The only downer is that I'm forced to use the modem configuration for firewall etc. and its firewall configuration is less powerful. Also, it doesn't seem to support assigning static IP addresses in its DHCP set up.

Friday, October 15, 2010

Maverick Meerkat initial impressions

I am not really a fan of reviews where the reviewer throws on a new distro, plays with it for 3 hours and then does a write up. I find it takes much longer to get a proper impression about a new distribution.

So, having said that I'm nonetheless going to give my initial impressions of Maverick Meerkat. I started switching a couple of weeks ago.

So far I have upgraded (or re-installed) 2 laptops, a netbook and 3 mythbuntu boxes. All bar the netbook have gone pretty smoothly (more on that below).

The new installer has some good improvements, such as doing work in the background while you are still answering questions, resulting in faster installs.

shotwell has replaced f-spot as the photo manager. I'm finding shotwell much, much faster than f-spot and all round a pleasure to use. Migration from f-spot is trivial as shotwell has an "import from f-spot" option. This worked a treat for me.

Ubuntu Software Centre has two new features I have already found very useful. History allows you to see the history of your package installs. Installed Software splits stuffup according to which repository they have come from. I've already found both these features invaluable.

Software sources has been moved from a standalone entry in the System->Administration menu to being part of the ubuntu software centre. You will find it under the Edit menu.

I do think Ubuntu releases could do with some more comprehensive release notes which list changes like this, it took me a while to track things down.

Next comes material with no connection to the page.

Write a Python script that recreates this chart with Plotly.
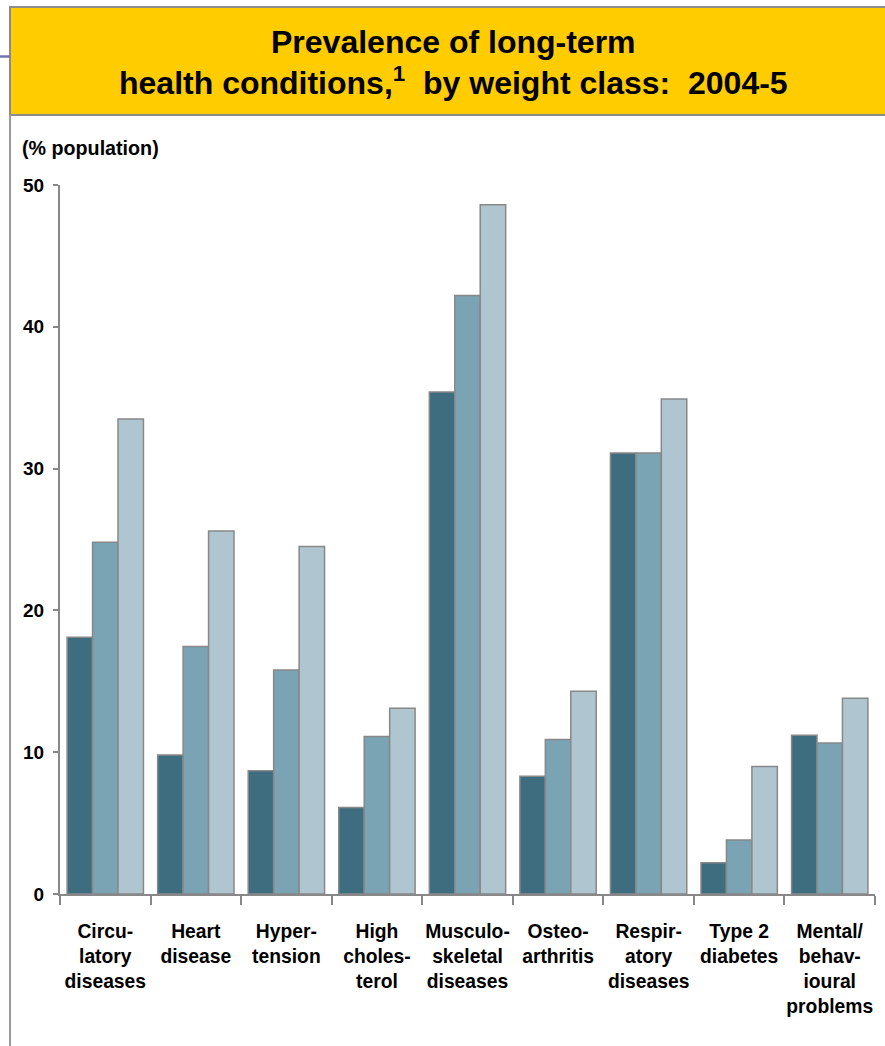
import plotly.graph_objects as go

# Long-term health conditions, share of population (%) by weight class, 2004-5
categories = [
    "Circu-<br>latory<br>diseases",
    "Heart<br>disease",
    "Hyper-<br>tension",
    "High<br>choles-<br>terol",
    "Musculo-<br>skeletal<br>diseases",
    "Osteo-<br>arthritis",
    "Respir-<br>atory<br>diseases",
    "Type 2<br>diabetes",
    "Mental/<br>behav-<br>ioural<br>problems",
]
normal_weight = [18.1, 9.8, 8.7, 6.1, 35.4, 8.3, 31.1, 2.2, 11.2]
overweight = [24.8, 17.45, 15.8, 11.1, 42.2, 10.9, 31.1, 3.8, 10.65]
obese = [33.5, 25.6, 24.5, 13.1, 48.6, 14.3, 34.9, 9.0, 13.8]

series_names = ["Normal weight", "Overweight", "Obese"]
series_values = [normal_weight, overweight, obese]
series_colors = ["#3e6d80", "#7aa3b4", "#afc6d0"]

W, H = 885, 1046
ML, MR, MT, MB = 60, 10, 185, 152
PW, PH = W - ML - MR, H - MT - MB


def px_x(x):
    return (x - ML) / PW


def px_y(y):
    return (H - MB - y) / PH


fig = go.Figure()
for name, vals, col in zip(series_names, series_values, series_colors):
    fig.add_trace(go.Bar(
        x=categories, y=vals, name=name,
        marker=dict(color=col, line=dict(color="#888888", width=1.5)),
        showlegend=False,
    ))

font_family = "Liberation Sans, Arial, sans-serif"

fig.update_layout(
    width=W, height=H,
    margin=dict(l=ML, r=MR, t=MT, b=MB, autoexpand=False),
    paper_bgcolor="white", plot_bgcolor="white",
    barmode="group", bargap=0.157, bargroupgap=0,
    font=dict(family=font_family, color="black"),
    xaxis=dict(
        type="category", showline=True, linecolor="#888888", linewidth=2,
        ticks="outside", tickson="boundaries", ticklen=9, tickcolor="#888888",
        tickwidth=2, showgrid=False, tickangle=0, automargin=False,
        ticklabelstandoff=19,
        tickfont=dict(size=19.3, family=font_family, color="black", weight="bold"),
    ),
    yaxis=dict(
        range=[0, 50], tickvals=[0, 10, 20, 30, 40, 50],
        showline=True, linecolor="#888888", linewidth=2,
        ticks="outside", ticklen=5, tickcolor="#888888", tickwidth=2,
        ticklabelstandoff=5, showgrid=False, zeroline=False, automargin=False,
        tickfont=dict(size=19, family=font_family, color="black", weight="bold"),
    ),
)

shapes = [
    # left frame rule
    dict(type="line", xref="paper", yref="paper",
         x0=px_x(10), x1=px_x(10), y0=px_y(115), y1=px_y(1050),
         line=dict(color="#999999", width=2)),
    # small accent rule at the left edge
    dict(type="line", xref="paper", yref="paper",
         x0=px_x(-2), x1=px_x(10), y0=px_y(56.5), y1=px_y(56.5),
         line=dict(color="#7373b0", width=2.5)),
    # title banner
    dict(type="rect", xref="paper", yref="paper",
         x0=px_x(10), x1=px_x(900), y0=px_y(115), y1=px_y(7),
         fillcolor="#ffcc00", line=dict(color="#8c8c8c", width=2), layer="below"),
]
fig.update_layout(shapes=shapes)

title_font = dict(size=32, family=font_family, color="black", weight="bold")
fig.add_annotation(
    xref="paper", yref="paper", x=px_x(453), y=px_y(42),
    xanchor="center", yanchor="middle", showarrow=False,
    text="Prevalence of long-term", font=title_font,
)
fig.add_annotation(
    xref="paper", yref="paper", x=px_x(453), y=px_y(81),
    xanchor="center", yanchor="middle", showarrow=False,
    text="health conditions,<sup>1</sup>\u00a0\u00a0by weight class:\u00a0\u00a02004-5",
    font=title_font,
)
fig.add_annotation(
    xref="paper", yref="paper", x=px_x(20), y=px_y(148),
    xanchor="left", yanchor="middle", showarrow=False,
    text="(% population)",
    font=dict(size=19.7, family=font_family, color="black", weight="bold"),
)

fig.write_html("out.html")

Upgrading the Acer Aspire, 11.6" ZA3

The problem with this netbook is that it has the poulsbo video chipset. Despite being an intel chipset, the drivers are closed source. However, there is now reasonable support and repositories with the necessary fixes were already available.

After upgrading, just:

add-apt-repository ppa:gma500/ppa

and install the poulsbo goodies from there.

My upgrade on the netbook ran into a few problems. First, the installer told me it could not figure out the upgrade and told me it was probably due to third party stuff I had installed, but gave no clues as to which. If only I'd had the new softwar centre to allow me to browse what I'd installed from strange sources.

Happily, synaptic has a similar option. Using that, I guessed that it was the poulsbo goodies causing problems, so removed them and then fired up the installer. Success!

Now the install was going ok until I looked at the netbook and saw that everything seemed to have frozen. The window manager had crashed. Note to self, don't do a gui based upgrade after removing a bunch of the packages that your X server is using ;)

Sadly, I ended up killing the upgrade before I found the window asking me some question about which version of a config file I wanted. This had been hidden behind another window and, without a window manager running I couldn't see it.

The good news was that I was able to complete the upgrade using apt-get commands from the command line. A reboot got me to a console, I then added the poulsbo goodies, rebooted once more and all was good.